## TASK:
Set down the lines from the one containing "Clone this chart in matplotlib." to the one containing "plt.rcParams['mathtext.fontset'] = 'stix'", both lines included, exactly as they stand and with no other lines.

## INFORMATION PROVIDED:
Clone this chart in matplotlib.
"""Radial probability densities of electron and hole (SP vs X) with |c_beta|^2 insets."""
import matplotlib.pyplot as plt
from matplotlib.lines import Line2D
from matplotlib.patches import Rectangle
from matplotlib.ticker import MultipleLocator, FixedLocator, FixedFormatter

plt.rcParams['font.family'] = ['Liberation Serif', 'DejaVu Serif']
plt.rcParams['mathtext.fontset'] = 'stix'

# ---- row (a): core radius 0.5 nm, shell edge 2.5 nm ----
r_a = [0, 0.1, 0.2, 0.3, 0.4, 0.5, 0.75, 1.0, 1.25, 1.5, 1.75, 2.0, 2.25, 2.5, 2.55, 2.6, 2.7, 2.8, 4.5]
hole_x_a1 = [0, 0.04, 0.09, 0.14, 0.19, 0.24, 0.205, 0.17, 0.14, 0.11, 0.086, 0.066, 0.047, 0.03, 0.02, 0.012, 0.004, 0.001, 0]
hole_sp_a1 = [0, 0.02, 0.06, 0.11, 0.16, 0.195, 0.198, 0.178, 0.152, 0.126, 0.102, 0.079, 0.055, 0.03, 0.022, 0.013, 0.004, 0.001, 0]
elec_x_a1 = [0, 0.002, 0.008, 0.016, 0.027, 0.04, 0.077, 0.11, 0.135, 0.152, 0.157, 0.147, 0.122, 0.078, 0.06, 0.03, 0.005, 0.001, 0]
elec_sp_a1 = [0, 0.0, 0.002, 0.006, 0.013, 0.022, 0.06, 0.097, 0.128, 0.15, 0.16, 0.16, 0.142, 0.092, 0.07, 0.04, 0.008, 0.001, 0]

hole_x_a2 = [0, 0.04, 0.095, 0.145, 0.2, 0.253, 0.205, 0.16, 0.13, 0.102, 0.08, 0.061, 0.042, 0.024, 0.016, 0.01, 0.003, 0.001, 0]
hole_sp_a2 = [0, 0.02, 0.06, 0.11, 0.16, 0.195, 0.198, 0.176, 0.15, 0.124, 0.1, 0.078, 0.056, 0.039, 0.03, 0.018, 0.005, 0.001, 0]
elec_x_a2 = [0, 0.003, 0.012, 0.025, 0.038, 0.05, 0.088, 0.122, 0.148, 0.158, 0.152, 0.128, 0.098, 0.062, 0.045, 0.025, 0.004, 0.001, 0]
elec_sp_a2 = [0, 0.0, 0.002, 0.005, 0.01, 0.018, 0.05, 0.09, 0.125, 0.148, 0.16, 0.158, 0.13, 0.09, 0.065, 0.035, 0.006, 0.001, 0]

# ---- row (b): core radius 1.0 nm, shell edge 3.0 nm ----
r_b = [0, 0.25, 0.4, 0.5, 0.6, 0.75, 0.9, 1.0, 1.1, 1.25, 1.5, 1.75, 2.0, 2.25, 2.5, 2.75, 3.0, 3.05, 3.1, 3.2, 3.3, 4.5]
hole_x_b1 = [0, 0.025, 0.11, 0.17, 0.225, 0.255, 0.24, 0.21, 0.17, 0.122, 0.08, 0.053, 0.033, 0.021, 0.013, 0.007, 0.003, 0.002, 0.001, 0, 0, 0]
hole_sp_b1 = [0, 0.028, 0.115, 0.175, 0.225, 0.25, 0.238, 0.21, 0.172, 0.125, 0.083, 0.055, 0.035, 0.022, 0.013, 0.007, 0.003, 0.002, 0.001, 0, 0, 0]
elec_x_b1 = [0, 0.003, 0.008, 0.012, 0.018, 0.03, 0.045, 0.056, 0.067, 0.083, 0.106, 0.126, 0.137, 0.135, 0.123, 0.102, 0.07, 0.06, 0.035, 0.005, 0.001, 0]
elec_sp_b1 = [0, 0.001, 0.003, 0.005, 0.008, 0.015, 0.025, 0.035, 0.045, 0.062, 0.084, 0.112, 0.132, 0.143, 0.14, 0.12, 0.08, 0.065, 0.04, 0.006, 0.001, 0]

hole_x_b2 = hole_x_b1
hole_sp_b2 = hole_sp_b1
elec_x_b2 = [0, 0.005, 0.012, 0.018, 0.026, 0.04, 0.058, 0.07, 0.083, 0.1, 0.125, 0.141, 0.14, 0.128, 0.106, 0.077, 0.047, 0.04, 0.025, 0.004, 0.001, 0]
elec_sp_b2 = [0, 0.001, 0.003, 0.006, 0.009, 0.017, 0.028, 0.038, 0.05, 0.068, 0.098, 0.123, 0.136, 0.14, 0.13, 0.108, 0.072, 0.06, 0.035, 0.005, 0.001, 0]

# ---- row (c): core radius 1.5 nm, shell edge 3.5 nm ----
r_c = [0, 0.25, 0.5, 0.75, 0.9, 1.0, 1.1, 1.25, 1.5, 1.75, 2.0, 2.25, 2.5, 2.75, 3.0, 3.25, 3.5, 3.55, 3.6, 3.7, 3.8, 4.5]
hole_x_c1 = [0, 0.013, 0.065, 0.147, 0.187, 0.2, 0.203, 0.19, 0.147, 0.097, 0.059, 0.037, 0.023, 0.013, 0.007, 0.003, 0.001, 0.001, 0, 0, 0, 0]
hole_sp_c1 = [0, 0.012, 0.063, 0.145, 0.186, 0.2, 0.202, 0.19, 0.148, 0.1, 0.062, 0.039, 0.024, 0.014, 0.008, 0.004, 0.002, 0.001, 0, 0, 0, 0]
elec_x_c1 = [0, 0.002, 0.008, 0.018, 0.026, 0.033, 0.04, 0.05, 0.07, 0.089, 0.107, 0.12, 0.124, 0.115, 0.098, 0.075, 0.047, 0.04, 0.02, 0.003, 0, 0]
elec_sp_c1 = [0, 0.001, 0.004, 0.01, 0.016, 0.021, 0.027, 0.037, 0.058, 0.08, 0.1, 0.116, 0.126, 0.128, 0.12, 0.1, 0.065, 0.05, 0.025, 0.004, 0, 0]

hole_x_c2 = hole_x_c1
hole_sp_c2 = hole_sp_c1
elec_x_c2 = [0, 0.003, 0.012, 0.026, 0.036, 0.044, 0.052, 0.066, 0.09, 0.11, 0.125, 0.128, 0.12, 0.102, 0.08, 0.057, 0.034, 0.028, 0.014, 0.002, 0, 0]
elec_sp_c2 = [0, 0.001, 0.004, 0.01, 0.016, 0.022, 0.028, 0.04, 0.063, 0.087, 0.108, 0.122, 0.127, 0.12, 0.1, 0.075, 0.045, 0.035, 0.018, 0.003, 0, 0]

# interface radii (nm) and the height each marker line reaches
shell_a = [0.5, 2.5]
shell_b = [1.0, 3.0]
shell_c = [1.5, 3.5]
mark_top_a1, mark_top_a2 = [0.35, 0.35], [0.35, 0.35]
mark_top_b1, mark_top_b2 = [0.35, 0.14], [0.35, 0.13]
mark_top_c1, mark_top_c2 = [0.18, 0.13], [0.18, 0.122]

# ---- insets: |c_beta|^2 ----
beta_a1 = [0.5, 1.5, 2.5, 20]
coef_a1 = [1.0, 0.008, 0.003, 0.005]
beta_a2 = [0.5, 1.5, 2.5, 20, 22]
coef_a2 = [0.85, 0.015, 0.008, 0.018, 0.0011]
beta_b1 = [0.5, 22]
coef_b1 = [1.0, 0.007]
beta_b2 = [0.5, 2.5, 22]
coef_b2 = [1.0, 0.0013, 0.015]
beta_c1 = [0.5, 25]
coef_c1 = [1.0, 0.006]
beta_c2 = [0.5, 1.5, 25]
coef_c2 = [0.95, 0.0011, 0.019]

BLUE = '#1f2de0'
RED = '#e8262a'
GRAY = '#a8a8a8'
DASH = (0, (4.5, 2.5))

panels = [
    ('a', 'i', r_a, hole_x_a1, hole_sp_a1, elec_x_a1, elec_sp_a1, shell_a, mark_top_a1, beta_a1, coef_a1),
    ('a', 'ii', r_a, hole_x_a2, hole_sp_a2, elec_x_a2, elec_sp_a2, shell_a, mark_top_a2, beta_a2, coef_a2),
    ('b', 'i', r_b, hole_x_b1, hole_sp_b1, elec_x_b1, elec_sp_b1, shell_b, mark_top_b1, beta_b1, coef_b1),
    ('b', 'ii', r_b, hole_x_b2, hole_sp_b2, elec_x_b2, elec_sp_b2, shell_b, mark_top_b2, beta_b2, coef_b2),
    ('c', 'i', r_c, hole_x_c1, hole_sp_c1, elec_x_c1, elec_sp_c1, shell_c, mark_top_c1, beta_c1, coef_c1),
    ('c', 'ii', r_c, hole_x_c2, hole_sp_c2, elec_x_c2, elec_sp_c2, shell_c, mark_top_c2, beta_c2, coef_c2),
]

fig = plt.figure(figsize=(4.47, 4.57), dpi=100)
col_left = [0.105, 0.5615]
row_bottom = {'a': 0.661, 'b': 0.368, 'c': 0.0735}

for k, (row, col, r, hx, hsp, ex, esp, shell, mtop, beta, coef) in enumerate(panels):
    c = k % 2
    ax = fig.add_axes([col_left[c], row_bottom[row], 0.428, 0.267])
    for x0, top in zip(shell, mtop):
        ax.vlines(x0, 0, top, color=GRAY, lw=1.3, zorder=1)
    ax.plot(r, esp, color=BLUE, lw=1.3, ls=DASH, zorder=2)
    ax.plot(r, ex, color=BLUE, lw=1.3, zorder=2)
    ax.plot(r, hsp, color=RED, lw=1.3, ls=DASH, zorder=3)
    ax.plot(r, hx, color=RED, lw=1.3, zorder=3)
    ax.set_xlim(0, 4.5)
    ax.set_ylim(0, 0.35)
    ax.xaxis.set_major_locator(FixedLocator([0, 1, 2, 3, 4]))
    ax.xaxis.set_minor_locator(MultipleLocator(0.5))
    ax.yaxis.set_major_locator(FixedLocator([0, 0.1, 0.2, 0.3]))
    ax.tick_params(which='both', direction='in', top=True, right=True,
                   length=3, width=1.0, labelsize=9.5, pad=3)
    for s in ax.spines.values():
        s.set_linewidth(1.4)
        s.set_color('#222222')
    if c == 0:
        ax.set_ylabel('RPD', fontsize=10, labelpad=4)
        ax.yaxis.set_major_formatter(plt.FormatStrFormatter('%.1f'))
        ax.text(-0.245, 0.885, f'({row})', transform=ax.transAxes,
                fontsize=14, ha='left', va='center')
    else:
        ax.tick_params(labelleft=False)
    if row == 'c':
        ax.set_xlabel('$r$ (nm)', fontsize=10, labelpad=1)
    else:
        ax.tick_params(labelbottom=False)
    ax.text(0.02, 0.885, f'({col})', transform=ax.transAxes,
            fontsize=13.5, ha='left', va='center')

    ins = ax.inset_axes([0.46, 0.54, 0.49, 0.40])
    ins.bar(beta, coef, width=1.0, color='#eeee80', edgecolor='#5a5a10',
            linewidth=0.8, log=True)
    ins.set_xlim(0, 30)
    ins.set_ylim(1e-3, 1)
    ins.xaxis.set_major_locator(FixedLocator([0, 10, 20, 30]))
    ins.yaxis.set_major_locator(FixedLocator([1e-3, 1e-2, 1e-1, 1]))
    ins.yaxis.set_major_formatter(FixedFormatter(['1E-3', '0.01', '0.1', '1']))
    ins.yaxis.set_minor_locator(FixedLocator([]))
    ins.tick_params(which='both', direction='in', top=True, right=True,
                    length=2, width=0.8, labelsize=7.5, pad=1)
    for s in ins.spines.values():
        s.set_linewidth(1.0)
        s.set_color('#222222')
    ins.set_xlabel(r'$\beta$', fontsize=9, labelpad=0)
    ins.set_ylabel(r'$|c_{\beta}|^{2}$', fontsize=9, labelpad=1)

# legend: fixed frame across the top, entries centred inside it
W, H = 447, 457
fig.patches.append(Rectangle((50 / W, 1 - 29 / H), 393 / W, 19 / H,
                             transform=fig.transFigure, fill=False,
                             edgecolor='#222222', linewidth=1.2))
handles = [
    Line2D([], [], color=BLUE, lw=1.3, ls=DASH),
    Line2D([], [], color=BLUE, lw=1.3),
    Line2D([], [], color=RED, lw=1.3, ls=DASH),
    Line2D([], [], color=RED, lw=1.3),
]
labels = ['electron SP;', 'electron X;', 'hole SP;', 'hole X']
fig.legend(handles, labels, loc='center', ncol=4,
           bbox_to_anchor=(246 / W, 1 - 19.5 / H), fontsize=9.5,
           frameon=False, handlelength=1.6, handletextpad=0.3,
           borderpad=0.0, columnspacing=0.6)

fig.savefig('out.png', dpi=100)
...
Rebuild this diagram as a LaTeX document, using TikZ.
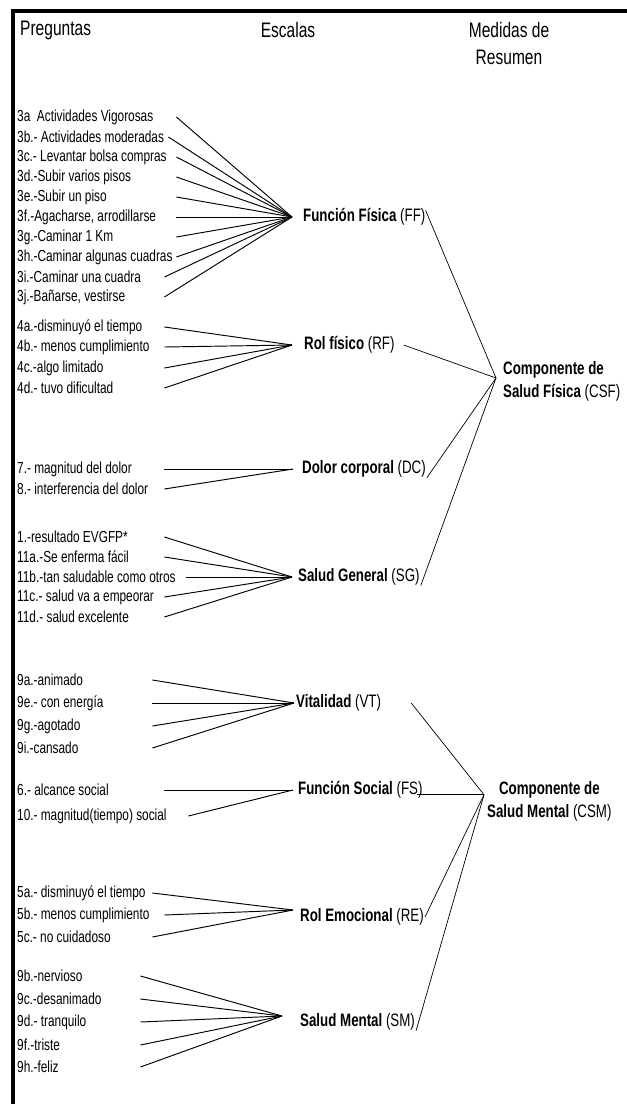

## WORKED ANSWER:
Clone this chart in matplotlib.
"""Radial probability densities of electron and hole (SP vs X) with |c_beta|^2 insets."""
import matplotlib.pyplot as plt
from matplotlib.lines import Line2D
from matplotlib.patches import Rectangle
from matplotlib.ticker import MultipleLocator, FixedLocator, FixedFormatter

plt.rcParams['font.family'] = ['Liberation Serif', 'DejaVu Serif']
plt.rcParams['mathtext.fontset'] = 'stix'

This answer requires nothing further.